What to work on: Across the listing below, how many lines hold "Python"? Reply with the number by itself.

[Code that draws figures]

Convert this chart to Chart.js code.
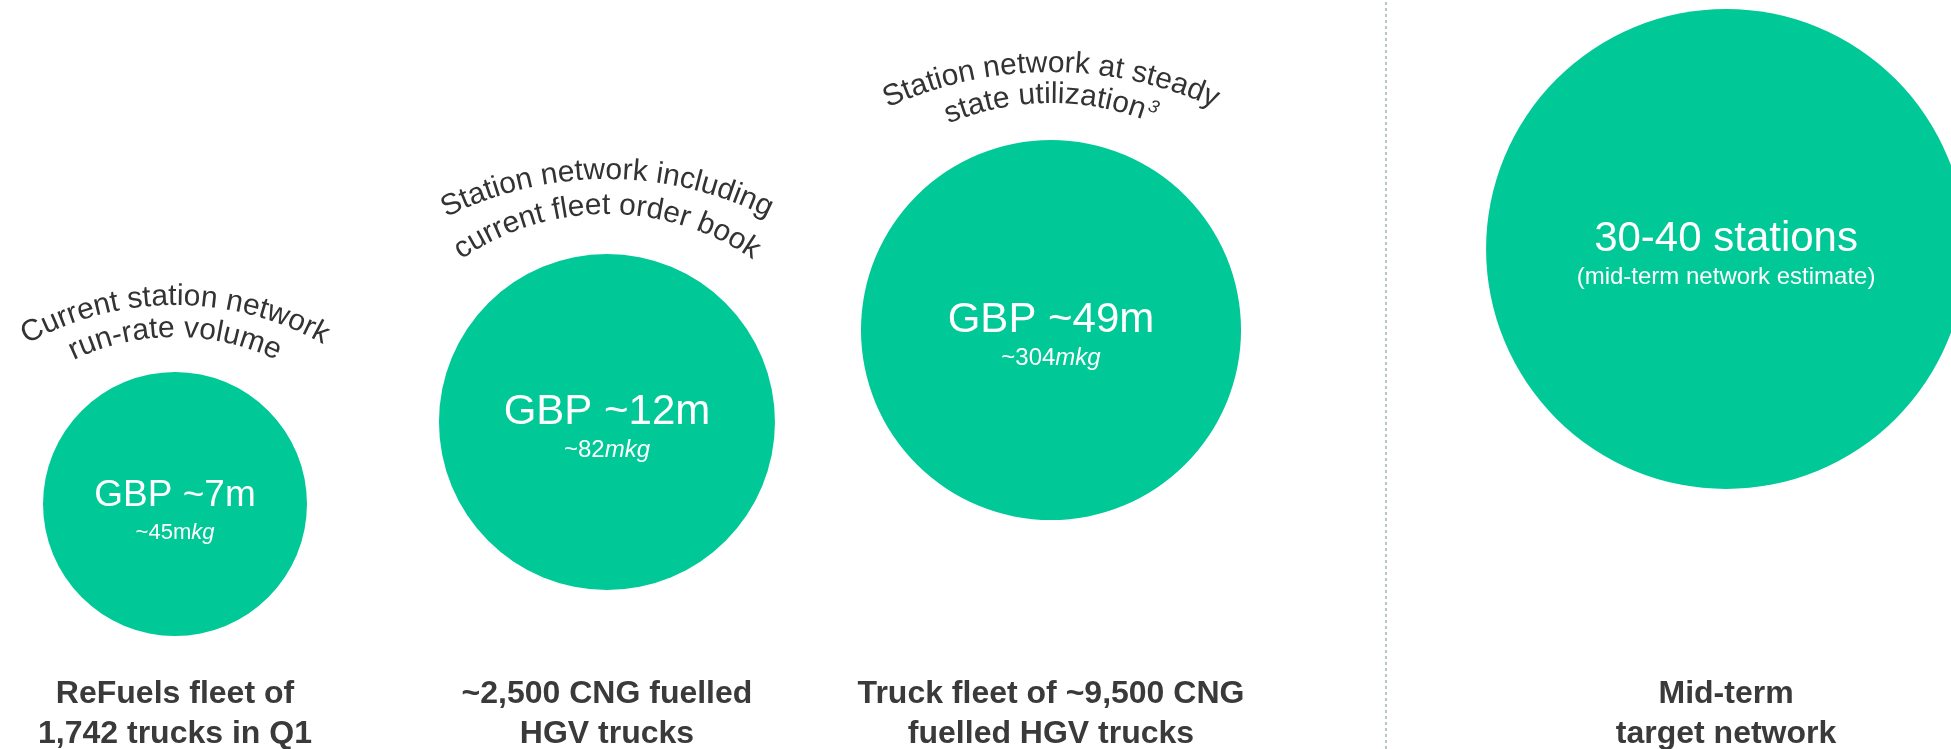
<!DOCTYPE html>
<html>
<head>
<meta charset="utf-8">
<title>Station network volume</title>
<script src="https://cdn.jsdelivr.net/npm/chart.js@4.4.1/dist/chart.umd.min.js"></script>
<style>
  html, body { margin: 0; padding: 0; background: #ffffff; }
  #wrap { width: 1951px; height: 749px; }
</style>
</head>
<body>
<div id="wrap"><canvas id="stationChart" width="1951" height="749"></canvas></div>
<script>
// Data: one bubble per network scenario, left to right
const scenarios = ["Current", "Order book", "Steady state", "Mid-term"];
const volumeLabels = ["GBP ~7m", "GBP ~12m", "GBP ~49m", "30-40 stations"];
const volumeNotes = ["~45m", "~82", "~304", "(mid-term network estimate)"];
const volumeNoteUnits = ["kg", "mkg", "mkg", ""];
const arcTitles = [
  ["Current station network", "run-rate volume"],
  ["Station network including", "current fleet order book"],
  ["Station network at steady", "state utilization"],
  []
];
const arcFootnotes = ["", "", "3", ""];
const fleetLabels = [
  ["ReFuels fleet of", "1,742 trucks in Q1"],
  ["~2,500 CNG fuelled", "HGV trucks"],
  ["Truck fleet of ~9,500 CNG", "fuelled HGV trucks"],
  ["Mid-term", "target network"]
];
// slot grid is 0-100 on both axes
const slotX = [8.97, 31.11, 53.87, 88.47];
const slotY = [32.71, 43.66, 55.94, 66.76];
const bubbleSize = [17.62, 22.43, 25.37, 32.04];
const dividerX = [71.04, 71.04];
const dividerY = [0, 100];

// Styles
const GREEN = "#00c896";
const DARK = "#333333";
const FONT = "'Liberation Sans', Arial, sans-serif";
const mainSize = [37, 42, 42, 42];
const noteSize = [22, 24, 24, 24];
const arcRadius = [[300, 235], [356, 256], [391, 265]];
const arcLift = [[67, 35], [75, 40], [68, 37]];

function drawArcText(ctx, text, cx, apexY, R, footnote) {
  ctx.font = "30px " + FONT;
  let total = ctx.measureText(text).width;
  let fnWidth = 0;
  if (footnote) {
    ctx.font = "italic 18px " + FONT;
    fnWidth = ctx.measureText(footnote).width + 2;
    total += fnWidth;
  }
  const cy = apexY + R;
  let angle = -total / (2 * R);
  ctx.font = "30px " + FONT;
  for (const ch of text) {
    const w = ctx.measureText(ch).width;
    const a = angle + w / (2 * R);
    ctx.save();
    ctx.translate(cx + R * Math.sin(a), cy - R * Math.cos(a));
    ctx.rotate(a);
    ctx.fillText(ch, 0, 0);
    ctx.restore();
    angle += w / R;
  }
  if (footnote) {
    ctx.font = "italic 18px " + FONT;
    const a = angle + fnWidth / (2 * R);
    ctx.save();
    ctx.translate(cx + (R + 10) * Math.sin(a), cy - (R + 10) * Math.cos(a));
    ctx.rotate(a);
    ctx.fillText(footnote, 0, 0);
    ctx.restore();
  }
}

const labelPlugin = {
  id: "bubbleLabels",
  afterDatasetsDraw(chart) {
    const ctx = chart.ctx;
    const meta = chart.getDatasetMeta(0);
    ctx.save();
    ctx.textAlign = "center";
    ctx.textBaseline = "alphabetic";
    meta.data.forEach((el, i) => {
      const r = el.options.radius;
      const x = el.x, y = el.y;

      // value inside the bubble
      ctx.fillStyle = "#ffffff";
      ctx.textAlign = "center";
      ctx.font = mainSize[i] + "px " + FONT;
      ctx.fillText(volumeLabels[i], x, y + 2);

      ctx.font = noteSize[i] + "px " + FONT;
      const w1 = ctx.measureText(volumeNotes[i]).width;
      ctx.font = "italic " + noteSize[i] + "px " + FONT;
      const w2 = ctx.measureText(volumeNoteUnits[i]).width;
      const start = x - (w1 + w2) / 2;
      ctx.textAlign = "left";
      ctx.font = noteSize[i] + "px " + FONT;
      ctx.fillText(volumeNotes[i], start, y + 35);
      ctx.font = "italic " + noteSize[i] + "px " + FONT;
      ctx.fillText(volumeNoteUnits[i], start + w1, y + 35);

      // curved heading above the bubble
      ctx.fillStyle = DARK;
      ctx.textAlign = "center";
      arcTitles[i].forEach((line, k) => {
        const last = k === arcTitles[i].length - 1;
        drawArcText(ctx, line, x, y - r - arcLift[i][k], arcRadius[i][k], last ? arcFootnotes[i] : "");
      });

      // fleet description under the bubble
      ctx.fillStyle = "#3a3a3a";
      ctx.font = "bold 32px " + FONT;
      ctx.fillText(fleetLabels[i][0], x, chart.height - 46);
      ctx.fillText(fleetLabels[i][1], x, chart.height - 6);
    });
    ctx.restore();
  }
};

const ctx = document.getElementById("stationChart").getContext("2d");
const chart = new Chart(ctx, {
  type: "bubble",
  data: {
    labels: scenarios,
    datasets: [{
      label: "Station network volume",
      data: slotX.map((x, i) => ({ x: x, y: slotY[i], r: 0 })),
      backgroundColor: GREEN,
      borderWidth: 0,
      clip: false
    }, {
      type: "line",
      label: "divider",
      data: dividerX.map((x, i) => ({ x: x, y: dividerY[i] })),
      borderColor: "#9fb3b3",
      borderWidth: 1.5,
      borderDash: [3, 3],
      pointRadius: 0,
      fill: false
    }]
  },
  options: {
    responsive: false,
    devicePixelRatio: 1,
    animation: false,
    events: [],
    layout: { padding: 0, autoPadding: false },
    plugins: {
      legend: { display: false },
      tooltip: { enabled: false }
    },
    scales: {
      x: { type: "linear", min: 0, max: 100, display: false },
      y: { type: "linear", min: 0, max: 100, display: false }
    }
  },
  plugins: [labelPlugin]
});

// bubble size is given in y-axis units, turn it into pixels with the y scale
const yScale = chart.scales.y;
chart.data.datasets[0].data = slotX.map((x, i) => ({
  x: x,
  y: slotY[i],
  r: yScale.getPixelForValue(0) - yScale.getPixelForValue(bubbleSize[i])
}));
chart.update("none");
</script>
</body>
</html>
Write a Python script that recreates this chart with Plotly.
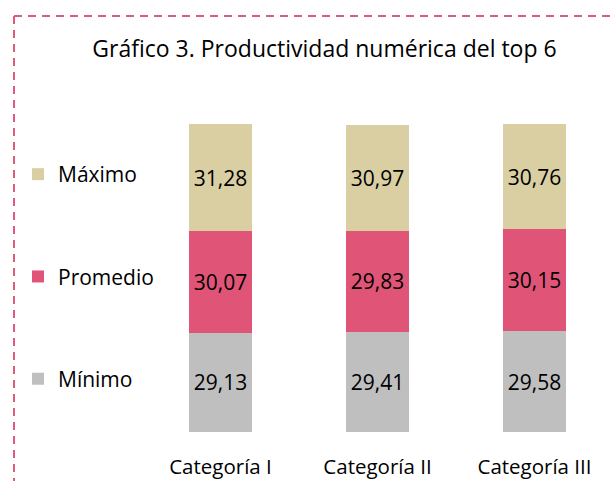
import plotly.graph_objects as go

categorias = ["Categoría I", "Categoría II", "Categoría III"]
minimo = [29.13, 29.41, 29.58]
promedio = [30.07, 29.83, 30.15]
maximo = [31.28, 30.97, 30.76]

series = [
    ("Mínimo", minimo, "#BFBFBF", 3),
    ("Promedio", promedio, "#E05577", 2),
    ("Máximo", maximo, "#DACFA3", 1),
]

FONT = "Open Sans"
W, H = 616, 481
L, R, T, B = 142, 3, 92, 49
pw, ph = W - L - R, H - T - B

fig = go.Figure()
for name, vals, col, rank in series:
    fig.add_trace(go.Bar(
        x=categorias, y=vals, name=name, legendgroup=name, legendrank=rank,
        marker=dict(color=col, line=dict(width=0)),
        texttemplate="%{y:.2f}", textposition="inside",
        insidetextanchor="middle",
        textfont=dict(family=FONT, size=21, color="#000000"),
        hoverinfo="skip",
    ))

def px_x(p):
    return (p - L) / pw

def px_y(p):
    return (H - B - p) / ph

border = "#E05A7C"
shapes = [
    dict(type="line", xref="paper", yref="paper",
         x0=px_x(14), x1=px_x(620), y0=px_y(16), y1=px_y(16),
         line=dict(color=border, width=2, dash="8px,6px")),
    dict(type="line", xref="paper", yref="paper",
         x0=px_x(14), x1=px_x(14), y0=px_y(16), y1=px_y(485),
         line=dict(color=border, width=2, dash="8px,6px")),
]

fig.update_layout(
    width=W, height=H,
    margin=dict(l=L, r=R, t=T, b=B, autoexpand=False),
    paper_bgcolor="white", plot_bgcolor="white",
    separators=",.",
    barmode="stack", bargap=0.6,
    font=dict(family=FONT, size=18, color="#000000"),
    title=dict(text="Gráfico 3. Productividad numérica del top 6",
               x=324.5 / W, xanchor="center", y=1 - 49 / H, yanchor="middle",
               font=dict(family=FONT, size=23, color="#000000")),
    xaxis=dict(showline=False, showgrid=False, zeroline=False, ticks="",
               tickfont=dict(family=FONT, size=20.5, color="#000000"),
               ticklabelstandoff=20,
               range=[-0.5, 2.5]),
    yaxis=dict(range=[0, 100], visible=False),
    legend=dict(xref="container", yref="container", x=18 / W, xanchor="left",
                y=1 - 154 / H, yanchor="top",
                traceorder="grouped", tracegroupgap=72,
                maxheight=1.0,
                font=dict(family=FONT, size=21, color="#000000"),
                bgcolor="rgba(0,0,0,0)"),
    shapes=shapes,
)

fig.write_html("out.html")
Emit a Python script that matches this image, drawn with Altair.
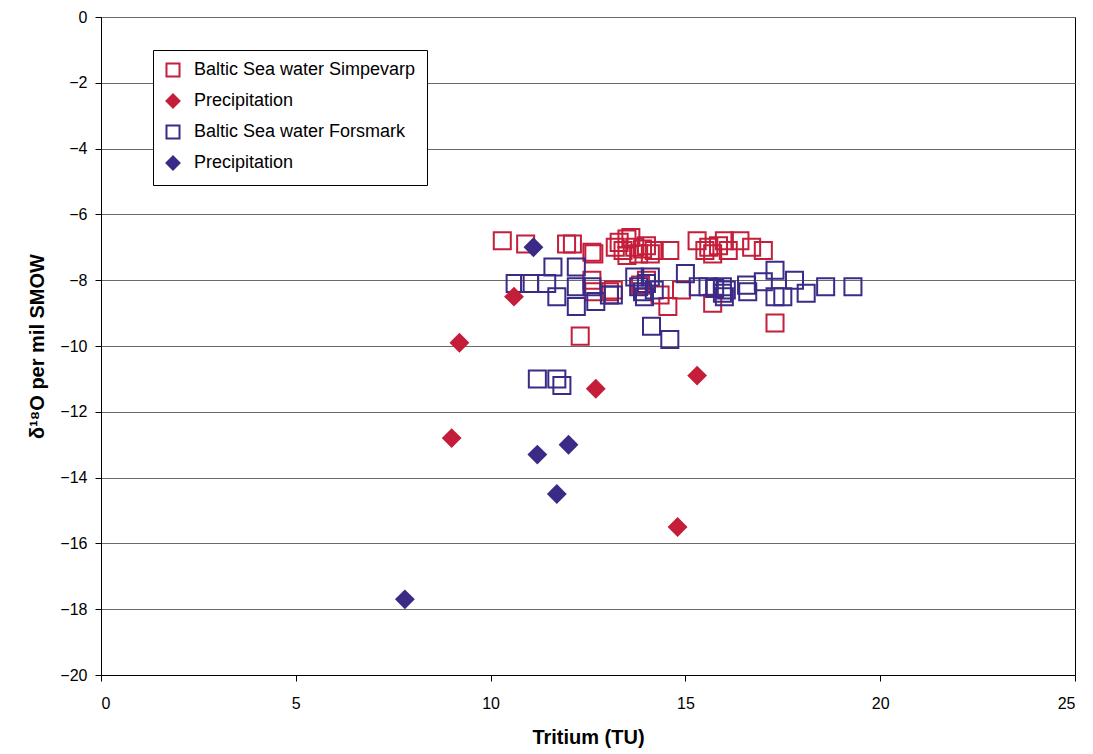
import altair as alt
import pandas as pd

# Series keys, legend labels and colours
series_keys = ["sim_sea", "sim_prec", "for_sea", "for_prec"]
series_labels = ["Baltic Sea water Simpevarp", "Precipitation",
                 "Baltic Sea water Forsmark", "Precipitation"]
RED = "#C41E3A"
BLUE = "#3B2A86"

# Baltic Sea water, Simpevarp: tritium (TU), d18O (per mil SMOW)
sim_sea_x = [10.3, 10.9, 11.95, 12.1, 12.6, 12.65, 12.6, 12.3,
             13.2, 13.3, 13.4, 13.5, 13.6, 13.7, 13.8, 13.9, 14.0, 14.1, 14.2, 13.5,
             14.6, 15.3, 15.5, 15.6, 15.7, 15.85, 16.0, 16.1, 16.4, 16.7, 17.0,
             13.15, 13.85, 14.0, 14.35, 14.55, 14.9, 15.7, 17.3, 12.65, 13.05]
sim_sea_y = [-6.8, -6.9, -6.9, -6.9, -7.15, -7.2, -8.0, -9.7,
             -7.0, -6.85, -7.1, -6.75, -6.7, -7.0, -7.2, -7.05, -6.95, -7.2, -7.1, -7.25,
             -7.1, -6.8, -7.1, -7.0, -7.2, -6.95, -6.8, -7.1, -6.8, -7.0, -7.1,
             -8.3, -8.15, -8.0, -8.45, -8.8, -8.3, -8.7, -9.3, -8.35, -8.35]

# Precipitation, Simpevarp
sim_prec_x = [10.6, 9.2, 9.0, 12.7, 15.3, 14.8]
sim_prec_y = [-8.5, -9.9, -12.8, -11.3, -10.9, -15.5]

# Baltic Sea water, Forsmark
for_sea_x = [10.63, 11.0, 11.44, 11.6, 11.7, 12.2, 12.2, 12.2, 12.6, 12.7,
             13.05, 13.15, 13.7, 13.8, 13.9, 14.0, 14.1, 14.2, 13.95, 14.13, 14.6,
             15.0, 15.33, 15.58, 15.75, 15.95, 15.95, 16.0, 16.05, 16.57, 16.6,
             17.0, 17.3, 17.3, 17.5, 17.8, 18.1, 18.6, 19.3,
             11.2, 11.7, 11.83]
for_sea_y = [-8.1, -8.1, -8.1, -7.6, -8.5, -7.6, -8.2, -8.8, -8.2, -8.65,
             -8.45, -8.45, -7.9, -8.2, -8.35, -8.1, -7.9, -8.3, -8.5, -9.4, -9.8,
             -7.8, -8.2, -8.2, -8.25, -8.2, -8.4, -8.5, -8.3, -8.15, -8.35,
             -8.05, -7.7, -8.5, -8.5, -8.0, -8.4, -8.2, -8.2,
             -11.0, -11.0, -11.2]

# Precipitation, Forsmark
for_prec_x = [11.1, 11.2, 12.0, 11.7, 7.8]
for_prec_y = [-7.0, -13.3, -13.0, -14.5, -17.7]

frames = []
for key, xs, ys in [("sim_sea", sim_sea_x, sim_sea_y),
                    ("for_sea", for_sea_x, for_sea_y),
                    ("sim_prec", sim_prec_x, sim_prec_y),
                    ("for_prec", for_prec_x, for_prec_y)]:
    frames.append(pd.DataFrame({"tritium": xs, "d18o": ys, "series": key}))
df = pd.concat(frames, ignore_index=True)

label_map = "{" + ", ".join(f"'{k}': '{v}'" for k, v in zip(series_keys, series_labels)) + "}"
legend = alt.Legend(
    title=None, orient="none", legendX=52, legendY=33,
    labelExpr=f"{label_map}[datum.value]",
    labelFont="Liberation Sans", labelFontSize=18, labelColor="black", labelLimit=400,
    symbolSize=170, symbolStrokeWidth=2, rowPadding=9, labelOffset=12,
    padding=11, strokeColor="black", fillColor="white",
)

# tick labels with a true minus sign
minus_expr = "datum.value < 0 ? '\u2212' + abs(datum.value) : '' + datum.value"

chart = alt.Chart(df).mark_point(filled=False, size=290, strokeWidth=2, opacity=1).encode(
    x=alt.X("tritium:Q", title="Tritium (TU)",
            scale=alt.Scale(domain=[0, 25], nice=False),
            axis=alt.Axis(values=[0, 5, 10, 15, 20, 25], grid=False, tickSize=6,
                          labelPadding=14, titlePadding=16, labelExpr=minus_expr)),
    y=alt.Y("d18o:Q", title="δ¹⁸O per mil SMOW",
            scale=alt.Scale(domain=[-20, 0], nice=False),
            axis=alt.Axis(values=list(range(-20, 1, 2)), grid=True, tickSize=6,
                          labelPadding=8, titlePadding=12, labelExpr=minus_expr)),
    color=alt.Color("series:N", scale=alt.Scale(domain=series_keys, range=[RED, RED, BLUE, BLUE]),
                    legend=legend),
    shape=alt.Shape("series:N", scale=alt.Scale(domain=series_keys,
                                                range=["square", "diamond", "square", "diamond"]),
                    legend=legend),
    fill=alt.Fill("series:N", scale=alt.Scale(domain=series_keys,
                                              range=["transparent", RED, "transparent", BLUE]),
                  legend=legend),
).properties(
    width=974, height=658,
    autosize=alt.AutoSizeParams(type="none"),
    padding={"left": 101, "top": 17, "right": 18, "bottom": 79},
).configure_view(
    stroke="black", strokeWidth=1,
).configure_axis(
    labelFont="Liberation Sans", labelFontSize=16, labelColor="black",
    titleFont="Liberation Sans", titleFontSize=20, titleFontWeight="bold", titleColor="black",
    domainColor="black", tickColor="black", gridColor="#6a6a6a", gridWidth=1,
)

chart.save("out.html", embed_options={"renderer": "svg", "actions": False})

Exercise answer: 2